La configuración genética de los tiburones oceánicos o pelágicos que surcan las aguas profundas del mar de Alborán es, al mismo tiempo, su gran fortaleza y su principal debilidad, asegura en una entrevista con Efe el especialista José Carlos Báez. Este miembro del grupo de investigación de Grandes Pelágicos del Mediterráneo en el centro oceanográfico de Málaga (Instituto Español de Oceanografía) explica que mientras el ADN humano ha evolucionado para adaptarse a sucesivos cambios del entorno, los tiburones pelágicos mantienen un nivel genético «conservador». Esto les ha permitido alcanzar un nivel «óptimo» como depredadores pero, paradójicamente, ha elevado su vulnerabilidad ante desafíos como las alteraciones climáticas, la sobrepesca o la contaminación.

Así, cambios puntuales en una determinada zona de su hábitat -como los del flujo de corriente de nutrientes o el desplazamiento de tormentas- pueden afectar a la conservación de toda la población.

Ejemplos de ello son el cazón (Galerorhinus galeus), «muy abundante en el Mediterráneo», y la tintorera (Prionace glauca), que en la actualidad tienen fuerte presencia en el mar de Alborán.

Entre las especies que transitan esta zona y que figuran como amenazadas en la Lista Roja de la Unión Internacional para la Conservación de la Naturaleza aparecen, con la categoría de «vulnerable», el tiburón blanco (Carcharodon carcharias), el marrajo (Isurus oxyrinchus) y el zorro (Alopias superciliosus). En situación de «peligro» está el martillo (Shpyrna mokarran) y como «casi amenazados», el de aleta negra (Carcharhinus melanopterus) y la citada tintorera.

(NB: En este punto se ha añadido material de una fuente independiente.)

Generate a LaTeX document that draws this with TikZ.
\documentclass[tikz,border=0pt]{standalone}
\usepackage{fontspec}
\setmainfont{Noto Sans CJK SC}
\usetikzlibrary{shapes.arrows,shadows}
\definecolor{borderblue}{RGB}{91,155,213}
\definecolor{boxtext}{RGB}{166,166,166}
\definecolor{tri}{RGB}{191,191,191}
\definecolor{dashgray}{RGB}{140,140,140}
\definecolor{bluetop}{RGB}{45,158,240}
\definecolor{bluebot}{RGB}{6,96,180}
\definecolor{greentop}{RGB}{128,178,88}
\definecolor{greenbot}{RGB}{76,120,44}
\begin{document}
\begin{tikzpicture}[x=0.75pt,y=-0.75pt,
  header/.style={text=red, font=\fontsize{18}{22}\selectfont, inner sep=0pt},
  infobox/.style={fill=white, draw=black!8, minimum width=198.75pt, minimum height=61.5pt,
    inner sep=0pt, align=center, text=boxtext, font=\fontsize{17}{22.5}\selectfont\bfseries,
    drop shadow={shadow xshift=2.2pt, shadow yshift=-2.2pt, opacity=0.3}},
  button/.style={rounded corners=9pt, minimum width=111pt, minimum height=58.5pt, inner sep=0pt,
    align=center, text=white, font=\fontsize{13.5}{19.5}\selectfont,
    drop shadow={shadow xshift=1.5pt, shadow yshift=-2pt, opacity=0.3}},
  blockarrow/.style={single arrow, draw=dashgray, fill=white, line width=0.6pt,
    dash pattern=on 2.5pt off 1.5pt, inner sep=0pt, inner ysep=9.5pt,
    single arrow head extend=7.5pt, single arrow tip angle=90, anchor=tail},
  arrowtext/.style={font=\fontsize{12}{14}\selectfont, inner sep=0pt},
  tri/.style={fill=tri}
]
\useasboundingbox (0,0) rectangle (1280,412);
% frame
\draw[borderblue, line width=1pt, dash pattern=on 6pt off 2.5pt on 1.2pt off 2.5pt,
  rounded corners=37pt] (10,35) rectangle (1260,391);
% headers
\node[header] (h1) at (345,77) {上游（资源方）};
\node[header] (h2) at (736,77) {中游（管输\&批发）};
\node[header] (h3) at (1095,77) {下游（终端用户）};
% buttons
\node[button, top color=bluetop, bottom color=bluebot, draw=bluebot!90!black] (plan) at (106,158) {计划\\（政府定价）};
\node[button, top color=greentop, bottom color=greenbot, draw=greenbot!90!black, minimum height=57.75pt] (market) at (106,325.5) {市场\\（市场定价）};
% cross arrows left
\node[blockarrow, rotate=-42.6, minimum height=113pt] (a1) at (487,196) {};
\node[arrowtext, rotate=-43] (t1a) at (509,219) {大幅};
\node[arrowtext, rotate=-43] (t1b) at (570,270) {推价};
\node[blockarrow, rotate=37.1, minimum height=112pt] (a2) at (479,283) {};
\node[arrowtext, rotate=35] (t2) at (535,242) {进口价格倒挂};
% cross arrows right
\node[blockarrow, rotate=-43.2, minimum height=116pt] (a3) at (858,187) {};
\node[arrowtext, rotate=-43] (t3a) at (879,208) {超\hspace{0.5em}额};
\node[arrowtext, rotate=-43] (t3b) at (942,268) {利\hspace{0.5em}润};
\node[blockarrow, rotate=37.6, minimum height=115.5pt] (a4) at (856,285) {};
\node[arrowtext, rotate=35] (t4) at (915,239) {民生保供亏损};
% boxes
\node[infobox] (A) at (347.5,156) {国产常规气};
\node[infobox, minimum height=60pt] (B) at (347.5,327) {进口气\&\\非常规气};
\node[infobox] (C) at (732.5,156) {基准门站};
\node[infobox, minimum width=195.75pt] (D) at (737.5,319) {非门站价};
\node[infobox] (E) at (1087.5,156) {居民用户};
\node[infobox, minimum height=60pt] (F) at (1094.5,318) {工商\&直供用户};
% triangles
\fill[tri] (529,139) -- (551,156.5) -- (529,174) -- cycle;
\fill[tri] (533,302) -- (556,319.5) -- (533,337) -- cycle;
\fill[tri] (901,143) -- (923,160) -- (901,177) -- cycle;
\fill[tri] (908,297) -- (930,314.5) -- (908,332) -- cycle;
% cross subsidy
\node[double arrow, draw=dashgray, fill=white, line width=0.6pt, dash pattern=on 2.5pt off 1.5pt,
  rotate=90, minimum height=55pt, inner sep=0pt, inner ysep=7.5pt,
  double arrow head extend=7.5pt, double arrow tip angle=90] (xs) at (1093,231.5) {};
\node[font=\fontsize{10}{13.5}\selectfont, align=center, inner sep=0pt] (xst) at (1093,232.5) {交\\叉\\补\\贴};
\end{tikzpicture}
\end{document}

Pese a la imagen transmitida por las películas de Hollywood, la probabilidad de que un bañista se encuentre con un tiburón «es casi nula» y, si sucede, «suele ser porque el animal esté herido, enfermo o a punto de morir».

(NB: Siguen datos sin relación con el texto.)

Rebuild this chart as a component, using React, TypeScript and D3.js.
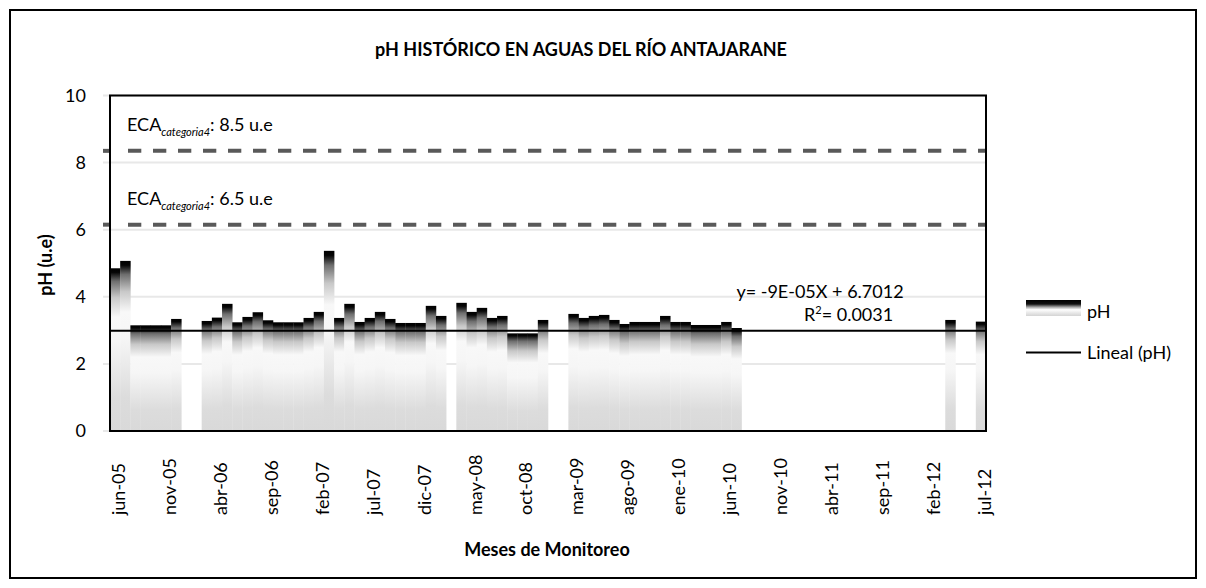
import { useEffect, useRef } from "react";
import * as d3 from "d3";

const WIDTH = 1206;
const HEIGHT = 588;

// categories: monthly, jun-05 .. jul-12
const MONTH_NAMES = ["ene", "feb", "mar", "abr", "may", "jun", "jul", "ago", "sep", "oct", "nov", "dic"];
const START_YEAR = 5;
const START_MONTH = 5;
const MONTH_COUNT = 86;

const categories = d3.range(MONTH_COUNT).map((i) => {
  const m = START_MONTH + i;
  const yy = START_YEAR + Math.floor(m / 12);
  return `${MONTH_NAMES[m % 12]}-${String(yy).padStart(2, "0")}`;
});

// pH per month (null = no sampling)
const phValues: (number | null)[] = [
  4.85, 5.07, 3.15, 3.15, 3.15, 3.15, 3.34, null, null, 3.28,
  3.38, 3.79, 3.24, 3.4, 3.54, 3.3, 3.24, 3.24, 3.24, 3.37,
  3.55, 5.37, 3.37, 3.79, 3.25, 3.37, 3.55, 3.34, 3.22, 3.22,
  3.22, 3.73, 3.43, null, 3.82, 3.55, 3.67, 3.37, 3.43, 2.91,
  2.91, 2.91, 3.31, null, null, 3.49, 3.37, 3.43, 3.46, 3.31,
  3.19, 3.25, 3.25, 3.25, 3.43, 3.25, 3.25, 3.16, 3.16, 3.16,
  3.25, 3.07, null, null, null, null, null, null, null, null,
  null, null, null, null, null, null, null, null, null, null,
  null, null, 3.31, null, null, 3.26,
];

const tickLabels = [
  "jun-05", "nov-05", "abr-06", "sep-06", "feb-07", "jul-07", "dic-07", "may-08", "oct-08",
  "mar-09", "ago-09", "ene-10", "jun-10", "nov-10", "abr-11", "sep-11", "feb-12", "jul-12",
];

const ecaLevels = [8.35, 6.15];
const ecaLabels = [": 8.5 u.e", ": 6.5 u.e"];

// trend line as drawn (start, end)
const trendValues = [2.99, 2.99];
const trendEquation = "y= -9E-05X + 6.7012";
const trendR2 = "= 0.0031";

const FONT = "Lato, 'Open Sans', sans-serif";

export default function App() {
  const svgRef = useRef<SVGSVGElement>(null);

  useEffect(() => {
    if (!svgRef.current) return;
    const svg = d3.select(svgRef.current);
    svg.selectAll("*").remove();

    const plot = { left: 110, right: 986, top: 95.5, bottom: 431 };

    const x = d3.scaleBand<string>().domain(categories).range([plot.left, plot.right]).padding(0);
    const y = d3.scaleLinear().domain([0, 10]).range([plot.bottom, plot.top]);

    const defs = svg.append("defs");
    const barGrad = defs
      .append("linearGradient")
      .attr("id", "barGrad")
      .attr("x1", 0).attr("y1", 0).attr("x2", 0).attr("y2", 1);
    [
      [0, "#000"], [0.025, "#050505"], [0.08, "#6e6e6e"], [0.18, "#c8c8c8"],
      [0.3, "#f8f8f8"], [0.45, "#f6f6f6"], [0.8, "#dcdcdc"], [1, "#d9d9d9"],
    ].forEach(([o, c]) => barGrad.append("stop").attr("offset", o as number).attr("stop-color", c as string));

    const legGrad = defs
      .append("linearGradient")
      .attr("id", "legGrad")
      .attr("x1", 0).attr("y1", 0).attr("x2", 0).attr("y2", 1);
    [
      [0, "#000"], [0.25, "#111"], [0.45, "#aaa"], [0.6, "#fff"], [0.75, "#eee"], [1, "#d4d4d4"],
    ].forEach(([o, c]) => legGrad.append("stop").attr("offset", o as number).attr("stop-color", c as string));

    // outer frame
    svg.append("rect")
      .attr("x", 10).attr("y", 10).attr("width", 1186).attr("height", 568)
      .attr("fill", "#fff").attr("stroke", "#000").attr("stroke-width", 2);

    // gridlines
    svg.append("g")
      .selectAll("line")
      .data(y.ticks(5))
      .enter()
      .append("line")
      .attr("x1", plot.left - 7).attr("x2", plot.right)
      .attr("y1", (d) => y(d)).attr("y2", (d) => y(d))
      .attr("stroke", "#e8e8e8").attr("stroke-width", 2);

    // y tick labels
    svg.append("g")
      .selectAll("text")
      .data(y.ticks(5))
      .enter()
      .append("text")
      .attr("x", 86)
      .attr("y", (d) => y(d))
      .attr("dy", "0.36em")
      .attr("text-anchor", "end")
      .style("font-family", FONT).style("font-size", "18px").style("fill", "#000")
      .text((d) => d);

    // bars
    const data = categories
      .map((c, i) => ({ c, v: phValues[i] }))
      .filter((d) => d.v != null) as { c: string; v: number }[];
    svg.append("g")
      .selectAll("rect")
      .data(data)
      .enter()
      .append("rect")
      .attr("x", (d) => x(d.c)!)
      .attr("y", (d) => y(d.v))
      .attr("width", x.bandwidth() + 0.3)
      .attr("height", (d) => y(0) - y(d.v))
      .attr("fill", "url(#barGrad)");

    // trend line
    svg.append("line")
      .attr("x1", plot.left).attr("x2", plot.right)
      .attr("y1", y(trendValues[0])).attr("y2", y(trendValues[1]))
      .attr("stroke", "#000").attr("stroke-width", 2);

    // ECA limit lines
    ecaLevels.forEach((lv, i) => {
      svg.append("line")
        .attr("x1", plot.left - 7).attr("x2", plot.left)
        .attr("y1", y(lv)).attr("y2", y(lv))
        .attr("stroke", "#595959").attr("stroke-width", 4);
      svg.append("line")
        .attr("x1", plot.left + 18).attr("x2", plot.right)
        .attr("y1", y(lv)).attr("y2", y(lv))
        .attr("stroke", "#595959").attr("stroke-width", 4)
        .attr("stroke-dasharray", "13.3 11.7");

      const t = svg.append("text")
        .attr("x", 127)
        .attr("y", y(lv) - 20)
        .style("font-family", FONT).style("font-size", "18px").style("fill", "#000");
      t.append("tspan").text("ECA");
      t.append("tspan").attr("dy", 5).style("font-size", "11px").style("font-style", "italic").text("categoria4");
      t.append("tspan").attr("dy", -5).text(ecaLabels[i]);
    });

    // plot frame
    svg.append("rect")
      .attr("x", plot.left).attr("y", plot.top)
      .attr("width", plot.right - plot.left).attr("height", plot.bottom - plot.top)
      .attr("fill", "none").attr("stroke", "#000").attr("stroke-width", 2);

    // x tick labels
    svg.append("g")
      .selectAll("text")
      .data(tickLabels)
      .enter()
      .append("text")
      .attr("transform", (d) => `translate(${x(d)! + x.bandwidth() / 2}, 515) rotate(-90)`)
      .attr("dy", "0.55em")
      .attr("text-anchor", "start")
      .style("font-family", FONT).style("font-size", "18px").style("fill", "#000")
      .text((d) => d);

    // trend annotation
    svg.append("text")
      .attr("x", 820).attr("y", 298)
      .attr("text-anchor", "middle")
      .style("font-family", FONT).style("font-size", "18px").style("fill", "#000")
      .text(trendEquation);
    const r2 = svg.append("text")
      .attr("x", 804).attr("y", 321)
      .style("font-family", FONT).style("font-size", "18px").style("fill", "#000");
    r2.append("tspan").text("R");
    r2.append("tspan").attr("dy", -7).style("font-size", "11px").text("2");
    r2.append("tspan").attr("dy", 7).text(trendR2);

    // titles
    svg.append("text")
      .attr("x", 581).attr("y", 56)
      .attr("text-anchor", "middle")
      .style("font-family", FONT).style("font-size", "18px").style("font-weight", "bold")
      .text("pH HISTÓRICO EN AGUAS DEL RÍO ANTAJARANE");
    svg.append("text")
      .attr("transform", "translate(52, 265) rotate(-90)")
      .attr("text-anchor", "middle")
      .style("font-family", FONT).style("font-size", "18px").style("font-weight", "bold")
      .text("pH (u.e)");
    svg.append("text")
      .attr("x", 547).attr("y", 556)
      .attr("text-anchor", "middle")
      .style("font-family", FONT).style("font-size", "18px").style("font-weight", "bold")
      .text("Meses de Monitoreo");

    // legend
    svg.append("rect")
      .attr("x", 1026).attr("y", 300).attr("width", 55).attr("height", 16)
      .attr("fill", "url(#legGrad)");
    svg.append("text")
      .attr("x", 1087).attr("y", 318)
      .style("font-family", FONT).style("font-size", "18px")
      .text("pH");
    svg.append("line")
      .attr("x1", 1026).attr("x2", 1081).attr("y1", 352.5).attr("y2", 352.5)
      .attr("stroke", "#000").attr("stroke-width", 2);
    svg.append("text")
      .attr("x", 1087).attr("y", 358.5)
      .style("font-family", FONT).style("font-size", "18px")
      .text("Lineal (pH)");
  }, []);

  return (
    <svg
      ref={svgRef}
      width={WIDTH}
      height={HEIGHT}
      style={{ position: "absolute", left: 0, top: 0, background: "#fff" }}
    />
  );
}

En caso de toparnos con uno, Báez aconseja que lo mejor es «no llamar su atención ni despertar su curiosidad».

En el Mediterráneo, países como España e Italia tienen prohibida su pesca pero otros continúan la captura directa para hacerse con sus aletas, un producto «muy valorado» tanto en la cocina como en la medicina tradicional orientales. De hecho, Báez apunta a la pesca del denominado «aleteo de tiburones» como una de las principales causas de pérdida de población. En este contexto, recomienda aumentar el respeto hacia los ecosistemas que comparten con otros animales, como las tortugas marinas, para evitar el actual descenso de su población.

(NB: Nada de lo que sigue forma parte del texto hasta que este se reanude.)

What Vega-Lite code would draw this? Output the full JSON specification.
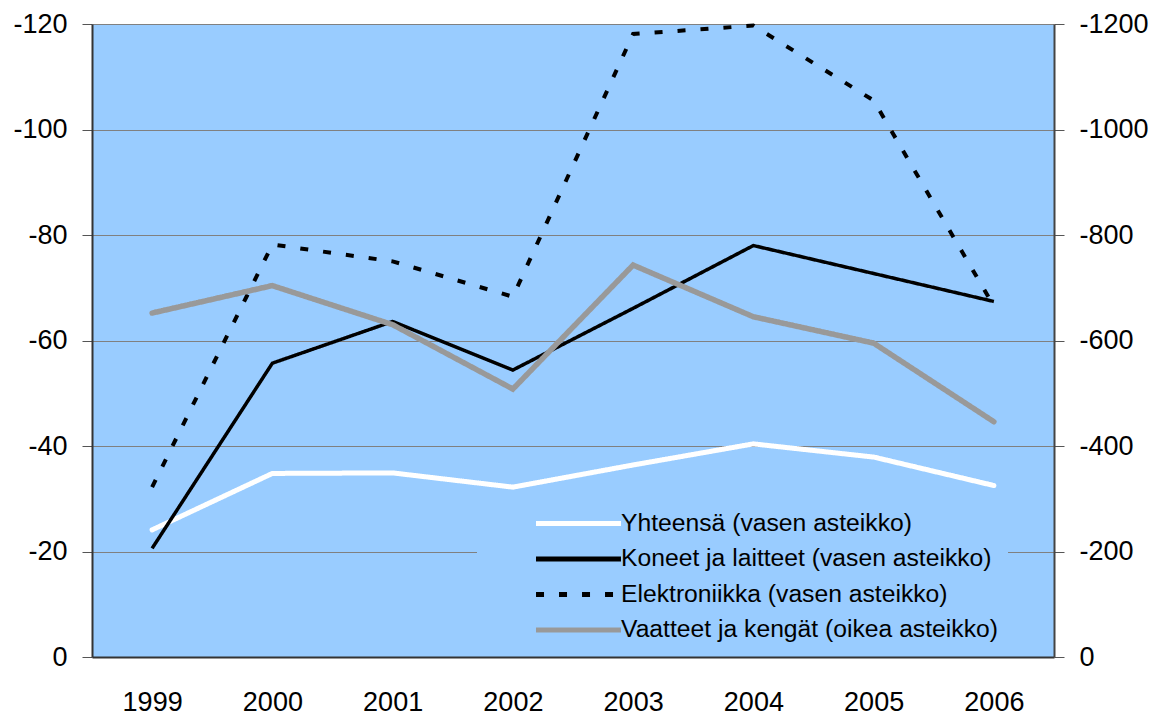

Otro problema es el descarte o «práctica de devolver al mar las capturas no deseadas, vivas o no, por no alcanzar la talla, porque el pescador no dispone de cuota o por determinadas normas de composición de las capturas». Este sistema supone un «alto grado de desperdicio» de animales que, cuando son devueltos al mar, ya han fallecido: la contaminación del agua con estos cadáveres provoca la migración de escualos y afecta a otras especies como las gaviotas «que se han habituado a comer directamente de los barcos».

La contaminación marina es otro de los riesgos para la conservación de tiburones, como demuestran las «micropartículas de plástico detectadas en análisis estomacales» de diversos ejemplares. Entre las subespecies más peculiares, Báez señala el tiburón martillo, cuyo morro con forma amartillada puede ser una evolución destinada a mejorar su hidrodinamismo o quizás una manera de aumentar la detección de partículas eléctricas en el agua y así conseguir una «mayor amplitud en la búsqueda de presas». También se ha referido al tiburón zorro, cuya cola es «casi tan grande como el resto de su cuerpo» y «podría ser utilizada como látigo cuando ataca los bancos de peces».